Ali Liptrot wants to move to Truckee. She has had her San Rafael
3-bedroom, 1-bath home on the market since early this month with no offers despite lots of visitors. Liptrot, who sells property in Baja and has her real estate license, said her asking price of $629,000 is on par for her Santa Venetia neighborhood.

"It is a little perplexing; I thought for sure I'd have at least one offer by now," she said. "Every single person who walks in the house says, 'Your house is beautiful.' I'm like, 'Yeah, so put in an offer;
give me something to play with.' "

Because Liptrot purchased in 2000 and has ample equity in her home,
she's not desperate to sell. "I'm keeping it on until the end of next
week and then that's it," she said. "I have a good friend I could rent it to for a year and then re-evaluate next year."

Mar 25, 2008, 8:47:00 AM  
Blogger bob said...

I've been gone for awhile... just got back from a visit to TN. Anyhow, the crap that occurred when I was gone- the 200bn injection from the Fed, ect, ect, is pure BS. It seems like there is absolutely no end in site for what the Fed, government, and other arms of finance are willing and capable of doing in order to try and make housing recover.

This is unbelievably short-sited because it is obvious that prices in many metros got way too high for anyone making even a large income to afford- good economy or not.

In regards to what I saw in TN: It appears that there was some sort of 'rolling bubble' that has only more recently started to subside. Nashville, Knoxville, Chattanooga all had large quantities of Mcmansion developments starting in the 250-350k range, which is way too much for locals to afford... but clearly targeted for equity locusts. These developments looked totally out of place and clashed horribly with the landscape. The face of outright greed. The language there was the same that we heard in CA about a year ago, which was that: " Yes, the market has slowed... but it's bound to keep on going, yadda, yadda, yadda..."

As for returning home, I came back to a distressed situation: thousands of signs in yards decrying the budget cuts to public schools. Newspapers with stories of a budget crisis, and a stock market almost giddy with glee that since all the banks have reported their losses, that the worst must surely be over and now we can buy the snot out of financials and homebuilders.... which makes absolutely zero sense to me.

I swear- I almost have a good mind to simply move out of the country. But where? all the rest of the Western world is in a bubble too.

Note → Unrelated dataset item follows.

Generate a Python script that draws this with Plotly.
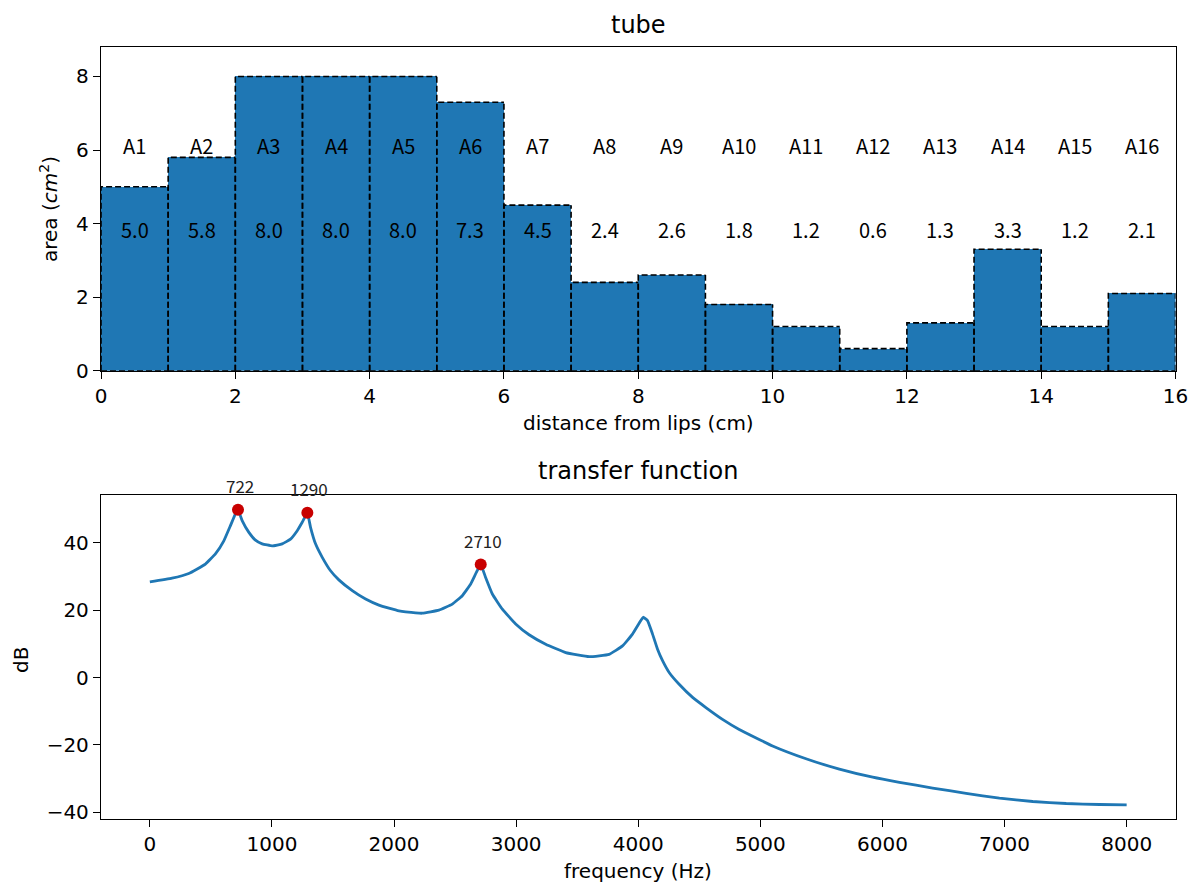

Mar 25, 2008, 10:25:00 AM  
Blogger marine_explorer said...

"But where? all the rest of the Western world is in a bubble too."

Right. I recently returned from BC Canada, and it's basically the same there for coastal cities. The difference is--people don't really get the depth of risk yet up there. I may move to Canada, but the situation will be hardly better...people are still in "investor" mode. Go figure.